**EXERCISE**
Can you output the material exactly as written, minus any pictures it holds?

**RAW DATA**

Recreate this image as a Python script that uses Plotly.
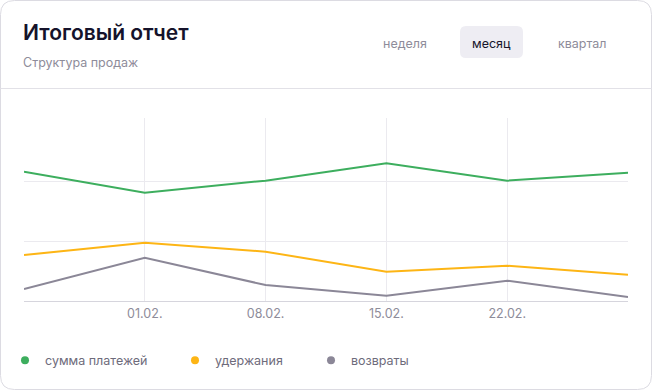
import plotly.graph_objects as go

# ---- data ----
x_pos = [0, 1, 2, 3, 4, 5]
tick_vals = [1, 2, 3, 4]
tick_labels = ["01.02.", "08.02.", "15.02.", "22.02."]
series_names = ["сумма платежей", "удержания", "возвраты"]
payments = [107.8, 90.3, 100.3, 114.8, 100.3, 106.9]
holds = [38.3, 48.6, 41.1, 24.4, 29.4, 21.9]
returns = [10.0, 36.1, 13.3, 4.4, 16.9, 3.3]
colors = ["#3DAE5E", "#FDB515", "#8B8797"]
periods = ["неделя", "месяц", "квартал"]

W, H = 652, 390
L, R, T, B = 24, 24, 118, 89
PW, PH = W - L - R, H - T - B


def px(x):
    return (x - L) / PW


def py(y):
    return (H - B - y) / PH


FONT = "Inter"
fig = go.Figure()

legend_ids = ["legend", "legend2", "legend3"]
legend_text_x = [41, 211, 347]

for name, vals, col, lid in zip(series_names, [payments, holds, returns], colors, legend_ids):
    fig.add_trace(go.Scatter(x=x_pos, y=vals, mode="lines", name=name,
                             line=dict(color=col, width=2), showlegend=False,
                             hoverinfo="skip"))
    fig.add_trace(go.Scatter(x=[None], y=[None], mode="markers", name=name,
                             marker=dict(color=col, size=8), showlegend=True, legend=lid))

shapes = []
# card border (rounded)
r = 14
x0, x1, y0, y1 = 0.5, W - 0.5, 0.5, H - 0.5
path = (f"M {px(x0 + r)},{py(y0)} L {px(x1 - r)},{py(y0)} "
        f"Q {px(x1)},{py(y0)} {px(x1)},{py(y0 + r)} "
        f"L {px(x1)},{py(y1 - r)} Q {px(x1)},{py(y1)} {px(x1 - r)},{py(y1)} "
        f"L {px(x0 + r)},{py(y1)} Q {px(x0)},{py(y1)} {px(x0)},{py(y1 - r)} "
        f"L {px(x0)},{py(y0 + r)} Q {px(x0)},{py(y0)} {px(x0 + r)},{py(y0)} Z")
shapes.append(dict(type="path", xref="paper", yref="paper", path=path,
                   line=dict(color="#DCDBE2", width=1), fillcolor="rgba(0,0,0,0)", layer="below"))
# separator
shapes.append(dict(type="line", xref="paper", yref="paper", x0=px(0.5), x1=px(W - 0.5),
                   y0=py(88.5), y1=py(88.5), line=dict(color="#E2E1E7", width=1)))
# active button
br = 6
bx0, bx1, by0, by1 = 460, 523, 26, 58
bpath = (f"M {px(bx0 + br)},{py(by0)} L {px(bx1 - br)},{py(by0)} "
         f"Q {px(bx1)},{py(by0)} {px(bx1)},{py(by0 + br)} "
         f"L {px(bx1)},{py(by1 - br)} Q {px(bx1)},{py(by1)} {px(bx1 - br)},{py(by1)} "
         f"L {px(bx0 + br)},{py(by1)} Q {px(bx0)},{py(by1)} {px(bx0)},{py(by1 - br)} "
         f"L {px(bx0)},{py(by0 + br)} Q {px(bx0)},{py(by0)} {px(bx0 + br)},{py(by0)} Z")
shapes.append(dict(type="path", xref="paper", yref="paper", path=bpath,
                   line=dict(width=0), fillcolor="#EEEDF3", layer="below"))

annotations = [
    dict(text="Итоговый отчет", x=px(21), y=py(33), xref="paper", yref="paper",
         xanchor="left", yanchor="middle", showarrow=False,
         font=dict(family=FONT, size=21, color="#15132B", weight=600)),
    dict(text="Структура продаж", x=px(21), y=py(62), xref="paper", yref="paper",
         xanchor="left", yanchor="middle", showarrow=False,
         font=dict(family=FONT, size=12.5, color="#8E8C9A")),
]
for label, cx in zip(periods, [405, 491.5, 582]):
    annotations.append(dict(text=label, x=px(cx), y=py(43), xref="paper", yref="paper",
                            xanchor="center", yanchor="middle", showarrow=False,
                            font=dict(family=FONT, size=12.5,
                                      color="#17152B" if label == "месяц" else "#8E8C9A")))

legend_common = dict(orientation="h", yanchor="middle", y=py(360.5), xanchor="left",
                     font=dict(family=FONT, size=12.5, color="#6E6B7B"), itemwidth=30,
                     bgcolor="rgba(0,0,0,0)", borderwidth=0)

fig.update_layout(
    width=W, height=H,
    margin=dict(l=L, r=R, t=T, b=B, pad=0, autoexpand=False),
    paper_bgcolor="white", plot_bgcolor="white",
    shapes=shapes, annotations=annotations,
    showlegend=True,
    legend=dict(legend_common, x=px(legend_text_x[0] - 36)),
    legend2=dict(legend_common, x=px(legend_text_x[1] - 36)),
    legend3=dict(legend_common, x=px(legend_text_x[2] - 36)),
    xaxis=dict(range=[0, 5], tickvals=tick_vals, ticktext=tick_labels,
               showgrid=True, gridcolor="#EBEAEF", gridwidth=1, zeroline=False,
               showline=False, ticks="", ticklabelstandoff=3,
               tickfont=dict(family=FONT, size=12.5, color="#8E8C9A"),
               fixedrange=True, automargin=False),
    yaxis=dict(range=[0, 152.5], tickvals=[0, 50, 100], showticklabels=False,
               showgrid=True, gridcolor="#EBEAEF", gridwidth=1, zeroline=True,
               zerolinecolor="#D6D5DD", zerolinewidth=1, showline=False, ticks="",
               fixedrange=True, automargin=False),
    hovermode=False,
)

fig.write_html("out.html", config={"displayModeBar": False},
               post_script="document.body.style.margin='0';document.body.style.padding='0';")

**SOLUTION FOR THIS PROBLEM**
Recreate this image as a Python script that uses Plotly.
import plotly.graph_objects as go

# ---- data ----
x_pos = [0, 1, 2, 3, 4, 5]
tick_vals = [1, 2, 3, 4]
tick_labels = ["01.02.", "08.02.", "15.02.", "22.02."]
series_names = ["сумма платежей", "удержания", "возвраты"]
payments = [107.8, 90.3, 100.3, 114.8, 100.3, 106.9]
holds = [38.3, 48.6, 41.1, 24.4, 29.4, 21.9]
returns = [10.0, 36.1, 13.3, 4.4, 16.9, 3.3]
colors = ["#3DAE5E", "#FDB515", "#8B8797"]
periods = ["неделя", "месяц", "квартал"]

W, H = 652, 390
L, R, T, B = 24, 24, 118, 89
PW, PH = W - L - R, H - T - B


def px(x):
    return (x - L) / PW


def py(y):
    return (H - B - y) / PH


FONT = "Inter"
fig = go.Figure()

legend_ids = ["legend", "legend2", "legend3"]
legend_text_x = [41, 211, 347]

for name, vals, col, lid in zip(series_names, [payments, holds, returns], colors, legend_ids):
    fig.add_trace(go.Scatter(x=x_pos, y=vals, mode="lines", name=name,
                             line=dict(color=col, width=2), showlegend=False,
                             hoverinfo="skip"))
    fig.add_trace(go.Scatter(x=[None], y=[None], mode="markers", name=name,
                             marker=dict(color=col, size=8), showlegend=True, legend=lid))

shapes = []
# card border (rounded)
r = 14
x0, x1, y0, y1 = 0.5, W - 0.5, 0.5, H - 0.5
path = (f"M {px(x0 + r)},{py(y0)} L {px(x1 - r)},{py(y0)} "
        f"Q {px(x1)},{py(y0)} {px(x1)},{py(y0 + r)} "
        f"L {px(x1)},{py(y1 - r)} Q {px(x1)},{py(y1)} {px(x1 - r)},{py(y1)} "
        f"L {px(x0 + r)},{py(y1)} Q {px(x0)},{py(y1)} {px(x0)},{py(y1 - r)} "
        f"L {px(x0)},{py(y0 + r)} Q {px(x0)},{py(y0)} {px(x0 + r)},{py(y0)} Z")
shapes.append(dict(type="path", xref="paper", yref="paper", path=path,
                   line=dict(color="#DCDBE2", width=1), fillcolor="rgba(0,0,0,0)", layer="below"))
# separator
shapes.append(dict(type="line", xref="paper", yref="paper", x0=px(0.5), x1=px(W - 0.5),
                   y0=py(88.5), y1=py(88.5), line=dict(color="#E2E1E7", width=1)))
# active button
br = 6
bx0, bx1, by0, by1 = 460, 523, 26, 58
bpath = (f"M {px(bx0 + br)},{py(by0)} L {px(bx1 - br)},{py(by0)} "
         f"Q {px(bx1)},{py(by0)} {px(bx1)},{py(by0 + br)} "
         f"L {px(bx1)},{py(by1 - br)} Q {px(bx1)},{py(by1)} {px(bx1 - br)},{py(by1)} "
         f"L {px(bx0 + br)},{py(by1)} Q {px(bx0)},{py(by1)} {px(bx0)},{py(by1 - br)} "
         f"L {px(bx0)},{py(by0 + br)} Q {px(bx0)},{py(by0)} {px(bx0 + br)},{py(by0)} Z")
shapes.append(dict(type="path", xref="paper", yref="paper", path=bpath,
                   line=dict(width=0), fillcolor="#EEEDF3", layer="below"))

annotations = [
    dict(text="Итоговый отчет", x=px(21), y=py(33), xref="paper", yref="paper",
         xanchor="left", yanchor="middle", showarrow=False,
         font=dict(family=FONT, size=21, color="#15132B", weight=600)),
    dict(text="Структура продаж", x=px(21), y=py(62), xref="paper", yref="paper",
         xanchor="left", yanchor="middle", showarrow=False,
         font=dict(family=FONT, size=12.5, color="#8E8C9A")),
]
for label, cx in zip(periods, [405, 491.5, 582]):
    annotations.append(dict(text=label, x=px(cx), y=py(43), xref="paper", yref="paper",
                            xanchor="center", yanchor="middle", showarrow=False,
                            font=dict(family=FONT, size=12.5,
                                      color="#17152B" if label == "месяц" else "#8E8C9A")))

legend_common = dict(orientation="h", yanchor="middle", y=py(360.5), xanchor="left",
                     font=dict(family=FONT, size=12.5, color="#6E6B7B"), itemwidth=30,
                     bgcolor="rgba(0,0,0,0)", borderwidth=0)

fig.update_layout(
    width=W, height=H,
    margin=dict(l=L, r=R, t=T, b=B, pad=0, autoexpand=False),
    paper_bgcolor="white", plot_bgcolor="white",
    shapes=shapes, annotations=annotations,
    showlegend=True,
    legend=dict(legend_common, x=px(legend_text_x[0] - 36)),
    legend2=dict(legend_common, x=px(legend_text_x[1] - 36)),
    legend3=dict(legend_common, x=px(legend_text_x[2] - 36)),
    xaxis=dict(range=[0, 5], tickvals=tick_vals, ticktext=tick_labels,
               showgrid=True, gridcolor="#EBEAEF", gridwidth=1, zeroline=False,
               showline=False, ticks="", ticklabelstandoff=3,
               tickfont=dict(family=FONT, size=12.5, color="#8E8C9A"),
               fixedrange=True, automargin=False),
    yaxis=dict(range=[0, 152.5], tickvals=[0, 50, 100], showticklabels=False,
               showgrid=True, gridcolor="#EBEAEF", gridwidth=1, zeroline=True,
               zerolinecolor="#D6D5DD", zerolinewidth=1, showline=False, ticks="",
               fixedrange=True, automargin=False),
    hovermode=False,
)

fig.write_html("out.html", config={"displayModeBar": False},
               post_script="document.body.style.margin='0';document.body.style.padding='0';")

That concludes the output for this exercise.